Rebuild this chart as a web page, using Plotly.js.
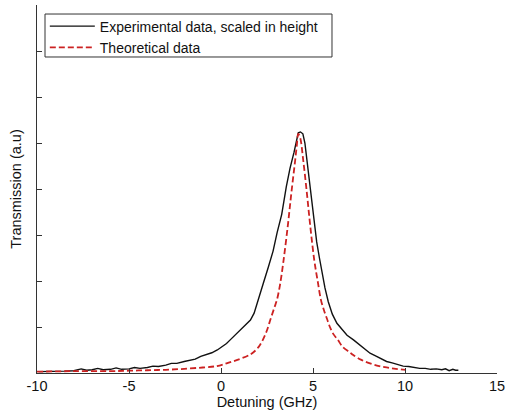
<!DOCTYPE html>
<html>
<head>
<meta charset="utf-8">
<script src="https://cdn.plot.ly/plotly-3.0.1.min.js"></script>
<style>html,body{margin:0;padding:0;background:#fff;}#chart{width:507px;height:419px;}</style>
</head>
<body>
<div id="chart"></div>
<script>
// Experimental data (detuning GHz, transmission a.u.)
const expDetuning = [-9.9,-9.5,-9.0,-8.5,-8.0,-7.6,-7.3,-7.0,-6.7,-6.4,-6.0,-5.7,-5.4,-5.0,-4.7,-4.4,-4.0,-3.7,-3.4,-3.0,-2.7,-2.4,-2.0,-1.7,-1.4,-1.1,-0.8,-0.5,-0.2,0.0,0.3,0.5,0.75,1.0,1.3,1.6,1.8,1.95,2.1,2.3,2.57,2.83,3.05,3.3,3.55,3.75,3.97,4.1,4.2,4.32,4.45,4.56,4.67,4.88,5.08,5.2,5.35,5.5,5.65,5.83,6.05,6.3,6.55,6.85,7.2,7.5,7.8,8.1,8.4,8.7,9.0,9.3,9.6,9.9,10.2,10.5,10.8,11.1,11.4,11.7,12.0,12.2,12.4,12.6,12.75,12.9];
const expValues   = [0.03,0.03,0.04,0.04,0.05,0.09,0.06,0.07,0.10,0.07,0.08,0.11,0.08,0.09,0.12,0.10,0.12,0.15,0.14,0.17,0.21,0.21,0.25,0.28,0.30,0.36,0.40,0.44,0.50,0.55,0.64,0.72,0.82,0.93,1.03,1.15,1.30,1.51,1.70,1.95,2.30,2.65,3.05,3.45,4.05,4.45,4.80,5.05,5.22,5.24,5.20,5.00,4.62,3.90,3.18,2.85,2.50,2.15,1.85,1.55,1.28,1.08,0.95,0.82,0.72,0.62,0.52,0.43,0.37,0.31,0.25,0.22,0.18,0.15,0.14,0.12,0.10,0.10,0.08,0.09,0.07,0.09,0.05,0.08,0.06,0.06];

// Theoretical data
const theoDetuning = [-10,-8,-6,-5,-4,-3,-2,-1,-0.24,0.3,0.85,1.58,1.9,2.1,2.3,2.5,2.7,2.9,3.04,3.2,3.4,3.63,3.82,4.03,4.12,4.2,4.3,4.47,4.67,4.85,5.07,5.27,5.43,5.6,5.76,5.92,6.1,6.35,6.63,7.0,7.19,7.6,8.1,8.6,9.0,9.5,10.05];
const theoValues   = [0.03,0.04,0.04,0.05,0.06,0.07,0.09,0.12,0.15,0.21,0.28,0.40,0.50,0.60,0.74,0.93,1.18,1.42,1.59,1.90,2.45,3.20,3.90,4.62,4.95,5.20,5.12,4.62,3.90,3.20,2.45,1.96,1.59,1.36,1.18,1.00,0.85,0.72,0.56,0.45,0.39,0.29,0.21,0.15,0.12,0.09,0.07];

const xTicks = [-10,-5,0,5,10,15];
const yTicks = [0,1,2,3,4,5,6,7,8];

const traces = [
  {x: expDetuning, y: expValues, type: 'scatter', mode: 'lines',
   name: 'Experimental data, scaled in height',
   line: {color: '#111111', width: 1.4}},
  {x: theoDetuning, y: theoValues, type: 'scatter', mode: 'lines',
   name: 'Theoretical data', line: {color: '#cc2222', width: 1.8, dash: '6px,3px', shape: 'spline'}}
];

const layout = {
  width: 507, height: 419,
  margin: {l: 37, r: 10, t: 5, b: 46},
  paper_bgcolor: '#ffffff', plot_bgcolor: '#ffffff',
  font: {family: 'Liberation Sans, Arial, sans-serif', size: 14, color: '#222'},
  showlegend: true,
  legend: {x: 0.017, y: 0.985, xanchor: 'left', yanchor: 'top',
           bgcolor: 'rgba(0,0,0,0)', borderwidth: 0,
           font: {size: 14, color: '#111'}, itemwidth: 45, tracegroupgap: 0},
  shapes: [{type: 'rect', xref: 'paper', yref: 'paper',
            x0: 0.0174, x1: 0.6413, y0: 0.8587, y1: 0.9755,
            line: {color: '#333', width: 1}, fillcolor: 'rgba(0,0,0,0)', layer: 'above'}],
  xaxis: {range: [-10, 15], tickvals: xTicks, ticktext: xTicks.map(String),
          ticks: 'inside', ticklen: 5, tickcolor: '#333',
          showline: true, linecolor: '#333', linewidth: 1, mirror: false,
          showgrid: false, zeroline: false,
          tickfont: {size: 14.5, color: '#111'},
          title: {text: 'Detuning (GHz)', font: {size: 14.5, color: '#111'}, standoff: 3}},
  yaxis: {range: [0, 8], tickvals: yTicks, showticklabels: false,
          ticks: 'inside', ticklen: 5, tickcolor: '#333',
          showline: true, linecolor: '#333', linewidth: 1, mirror: false,
          showgrid: false, zeroline: false,
          title: {text: 'Transmission (a.u)', font: {size: 14.5, color: '#111'}, standoff: 10}}
};

Plotly.newPlot('chart', traces, layout, {displayModeBar: false, staticPlot: true});
</script>
</body>
</html>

▸ DIRECTION: Keep every word of the data as it is when you write it out, but drop the pictures.

▸ FULL SOLUTION:
Rebuild this chart as a web page, using Plotly.js.
<!DOCTYPE html>
<html>
<head>
<meta charset="utf-8">
<script src="https://cdn.plot.ly/plotly-3.0.1.min.js"></script>
<style>html,body{margin:0;padding:0;background:#fff;}#chart{width:507px;height:419px;}</style>
</head>
<body>
<div id="chart"></div>
<script>
// Experimental data (detuning GHz, transmission a.u.)
const expDetuning = [-9.9,-9.5,-9.0,-8.5,-8.0,-7.6,-7.3,-7.0,-6.7,-6.4,-6.0,-5.7,-5.4,-5.0,-4.7,-4.4,-4.0,-3.7,-3.4,-3.0,-2.7,-2.4,-2.0,-1.7,-1.4,-1.1,-0.8,-0.5,-0.2,0.0,0.3,0.5,0.75,1.0,1.3,1.6,1.8,1.95,2.1,2.3,2.57,2.83,3.05,3.3,3.55,3.75,3.97,4.1,4.2,4.32,4.45,4.56,4.67,4.88,5.08,5.2,5.35,5.5,5.65,5.83,6.05,6.3,6.55,6.85,7.2,7.5,7.8,8.1,8.4,8.7,9.0,9.3,9.6,9.9,10.2,10.5,10.8,11.1,11.4,11.7,12.0,12.2,12.4,12.6,12.75,12.9];
const expValues   = [0.03,0.03,0.04,0.04,0.05,0.09,0.06,0.07,0.10,0.07,0.08,0.11,0.08,0.09,0.12,0.10,0.12,0.15,0.14,0.17,0.21,0.21,0.25,0.28,0.30,0.36,0.40,0.44,0.50,0.55,0.64,0.72,0.82,0.93,1.03,1.15,1.30,1.51,1.70,1.95,2.30,2.65,3.05,3.45,4.05,4.45,4.80,5.05,5.22,5.24,5.20,5.00,4.62,3.90,3.18,2.85,2.50,2.15,1.85,1.55,1.28,1.08,0.95,0.82,0.72,0.62,0.52,0.43,0.37,0.31,0.25,0.22,0.18,0.15,0.14,0.12,0.10,0.10,0.08,0.09,0.07,0.09,0.05,0.08,0.06,0.06];

// Theoretical data
const theoDetuning = [-10,-8,-6,-5,-4,-3,-2,-1,-0.24,0.3,0.85,1.58,1.9,2.1,2.3,2.5,2.7,2.9,3.04,3.2,3.4,3.63,3.82,4.03,4.12,4.2,4.3,4.47,4.67,4.85,5.07,5.27,5.43,5.6,5.76,5.92,6.1,6.35,6.63,7.0,7.19,7.6,8.1,8.6,9.0,9.5,10.05];
const theoValues   = [0.03,0.04,0.04,0.05,0.06,0.07,0.09,0.12,0.15,0.21,0.28,0.40,0.50,0.60,0.74,0.93,1.18,1.42,1.59,1.90,2.45,3.20,3.90,4.62,4.95,5.20,5.12,4.62,3.90,3.20,2.45,1.96,1.59,1.36,1.18,1.00,0.85,0.72,0.56,0.45,0.39,0.29,0.21,0.15,0.12,0.09,0.07];

const xTicks = [-10,-5,0,5,10,15];
const yTicks = [0,1,2,3,4,5,6,7,8];

const traces = [
  {x: expDetuning, y: expValues, type: 'scatter', mode: 'lines',
   name: 'Experimental data, scaled in height',
   line: {color: '#111111', width: 1.4}},
  {x: theoDetuning, y: theoValues, type: 'scatter', mode: 'lines',
   name: 'Theoretical data', line: {color: '#cc2222', width: 1.8, dash: '6px,3px', shape: 'spline'}}
];

const layout = {
  width: 507, height: 419,
  margin: {l: 37, r: 10, t: 5, b: 46},
  paper_bgcolor: '#ffffff', plot_bgcolor: '#ffffff',
  font: {family: 'Liberation Sans, Arial, sans-serif', size: 14, color: '#222'},
  showlegend: true,
  legend: {x: 0.017, y: 0.985, xanchor: 'left', yanchor: 'top',
           bgcolor: 'rgba(0,0,0,0)', borderwidth: 0,
           font: {size: 14, color: '#111'}, itemwidth: 45, tracegroupgap: 0},
  shapes: [{type: 'rect', xref: 'paper', yref: 'paper',
            x0: 0.0174, x1: 0.6413, y0: 0.8587, y1: 0.9755,
            line: {color: '#333', width: 1}, fillcolor: 'rgba(0,0,0,0)', layer: 'above'}],
  xaxis: {range: [-10, 15], tickvals: xTicks, ticktext: xTicks.map(String),
          ticks: 'inside', ticklen: 5, tickcolor: '#333',
          showline: true, linecolor: '#333', linewidth: 1, mirror: false,
          showgrid: false, zeroline: false,
          tickfont: {size: 14.5, color: '#111'},
          title: {text: 'Detuning (GHz)', font: {size: 14.5, color: '#111'}, standoff: 3}},
  yaxis: {range: [0, 8], tickvals: yTicks, showticklabels: false,
          ticks: 'inside', ticklen: 5, tickcolor: '#333',
          showline: true, linecolor: '#333', linewidth: 1, mirror: false,
          showgrid: false, zeroline: false,
          title: {text: 'Transmission (a.u)', font: {size: 14.5, color: '#111'}, standoff: 10}}
};

Plotly.newPlot('chart', traces, layout, {displayModeBar: false, staticPlot: true});
</script>
</body>
</html>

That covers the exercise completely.